Three members of Palace Capital’s board have today resigned from the company after shareholders revolted against the company’s change in strategy, which was announced earlier this month.
Mickola Wilson (Senior Independent Director), Kim Taylor-Smith (Non-Executive Director) and Paula Dillon (Non-Executive Director) have all stepped down from the board with immediate effect, leaving no independent directors on the board (chairman Steven Owen is interim executive chairman until a new chief executive is appointed following the resignation of Palace co-founder Neil Sinclair in June).
The turmoil at the company comes after shareholders previously expressed concern at the strategy and lack of performance at the company. A new strategy to focus on offices with strong ESG credentials (or the potential to enhance value through sustainability works) was announced on 4 July, with the group’s industrial assets (worth around £46.5m) to be sold to fund the new strategy.
However, today the company said that “in light of shareholder feedback following that update, it has been decided by the board that such a strategy needs amending. The board will therefore now focus on maximising cash returns to shareholders, whilst continuing to remain mindful of consolidation in the real estate sector as part of its considerations”.
It added : “The board will continue to pursue a sale of the company’s industrial portfolio of eight assets, which were independently valued as at 31 March 2022 at £46.5m. Should a sale of the industrial portfolio be successful it is intended that the net proceeds of the sale, after repayment of debt relating to the industrial portfolio, will be distributed to shareholders by either a special dividend or buyback via a tender offer.”
The company said it would also continue disposing of other non-core investments and seek to complete the remaining sales of the residential apartments at its York asset and distribute these to shareholders too.
A share buyback programme to repurchase up to 2.3m ordinary shares, representing 5% of the company’s ordinary shares, was completed on 11 July 2022 at an average price of 260 pence, which represents a 33% discount to the last reported EPRA NTA per share.

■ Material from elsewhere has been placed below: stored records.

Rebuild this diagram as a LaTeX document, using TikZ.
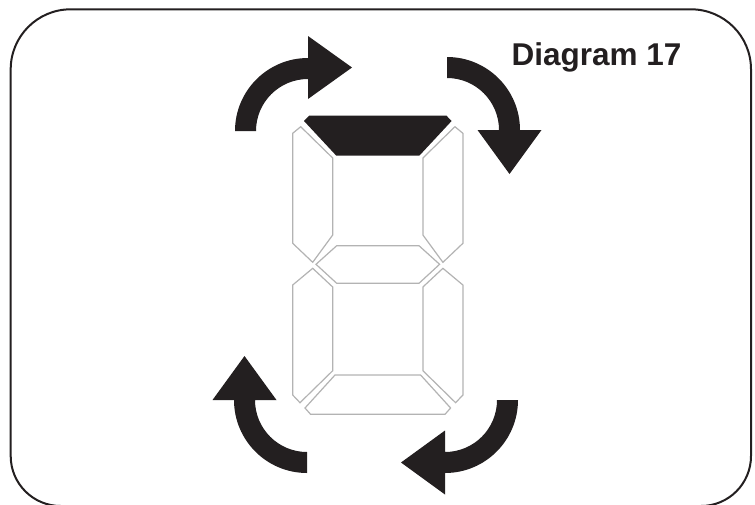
\documentclass[tikz,border=0pt]{standalone}
\usepackage{fontspec}
\setmainfont{Liberation Sans}
\definecolor{ink}{HTML}{231F20}
\definecolor{seg}{HTML}{B3B3B3}
\begin{document}
\begin{tikzpicture}[x=1pt,y=-1pt,
  frame/.style={draw=ink,line width=2pt},
  offseg/.style={draw=seg,line width=1.2pt,line join=miter,fill=white},
  onseg/.style={fill=ink,draw=none},
  turnarrow/.style={fill=ink,draw=none}]
\useasboundingbox (0,0) rectangle (755,504);
% frame
\draw[frame] (10.7,456) -- (10.7,69.3) arc[start angle=180,end angle=270,radius=60]
  -- (691,9.3) arc[start angle=270,end angle=360,radius=60]
  -- (751,456) arc[start angle=0,end angle=90,radius=50]
  -- (60.7,506) arc[start angle=90,end angle=180,radius=50] -- cycle;
% seven segment
\fill[onseg] (304,121) -- (309.3,115.5) -- (446.3,115.5) -- (451.6,121) -- (419.3,155.7) -- (336.3,155.7) -- cycle;
\draw[offseg] (292.7,133.3) -- (300.7,126.7) -- (332.7,158) -- (332.7,235) -- (312.7,262.3) -- (292.7,243.3) -- cycle;
\draw[offseg] (462.9,133.3) -- (454.9,126.7) -- (422.9,158) -- (422.9,235) -- (442.9,262.3) -- (462.9,243.3) -- cycle;
\draw[offseg] (316,264.3) -- (336.7,245.7) -- (419,245.7) -- (439.6,264.3) -- (419,283.3) -- (336.7,283.3) -- cycle;
\draw[offseg] (312.7,268.3) -- (332.7,287) -- (332.7,370.7) -- (300,402.7) -- (292.7,395) -- (292.7,285) -- cycle;
\draw[offseg] (442.9,268.3) -- (422.9,287) -- (422.9,370.7) -- (455.6,402.7) -- (462.9,395) -- (462.9,285) -- cycle;
\draw[offseg] (305,408) -- (335,375) -- (420.6,375) -- (450.6,408) -- (445,414.3) -- (310.6,414.3) -- cycle;
% arrows
\fill[turnarrow] (235,131) arc[start angle=180,end angle=270,radius=73]
  -- (308,36) -- (352,67.5) -- (308,99) -- (308,79)
  arc[start angle=270,end angle=180,radius=52] -- cycle;
\fill[turnarrow] (447,57) arc[start angle=270,end angle=360,radius=73]
  -- (541.5,130) -- (509.5,174) -- (477.5,130) -- (499,130)
  arc[start angle=0,end angle=-90,radius=52] -- cycle;
\fill[turnarrow] (307,473) arc[start angle=90,end angle=180,radius=73]
  -- (212.5,400) -- (244.5,356) -- (276.5,400) -- (255,400)
  arc[start angle=180,end angle=90,radius=52] -- cycle;
\fill[turnarrow] (518,400) arc[start angle=0,end angle=90,radius=73]
  -- (445,494.5) -- (401,462.5) -- (445,430.5) -- (445,452)
  arc[start angle=90,end angle=0,radius=52] -- cycle;
% title
\node[anchor=base west,inner sep=0pt,text=ink,font=\bfseries\fontsize{31.5}{36}\selectfont] (title) at (511.5,65) {Diagram 17};
\end{tikzpicture}
\end{document}
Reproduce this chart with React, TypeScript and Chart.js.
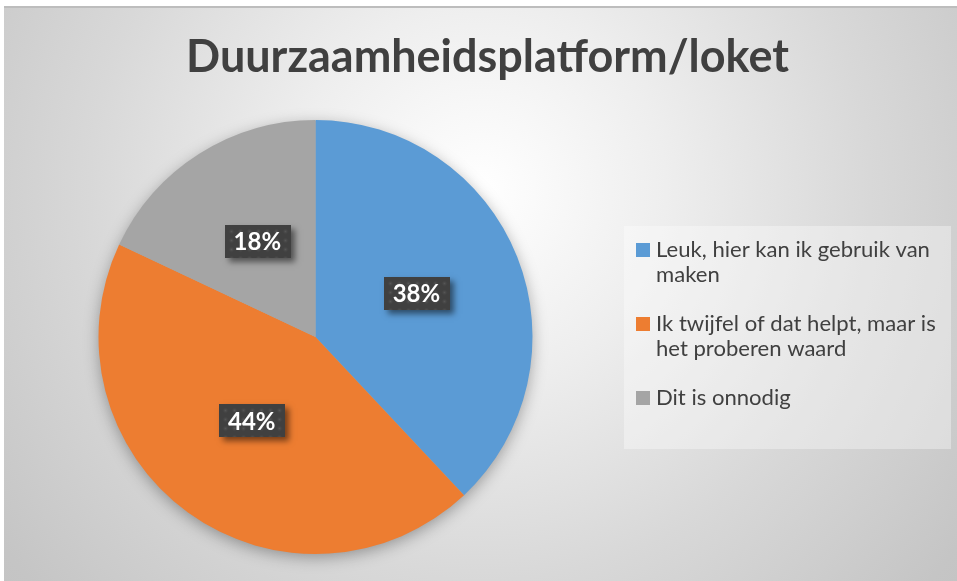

[QD comment: It is clear that shareholders did not agree with the strategy put in place by the board to focus on regional offices. A sale of the business to a peer or private company now looks a strong possibility given its share price discount to NAV and lack of support from shareholders in continuing to pursue its growth strategy. The resignation of three independent directors does not bode well for the company continuing.]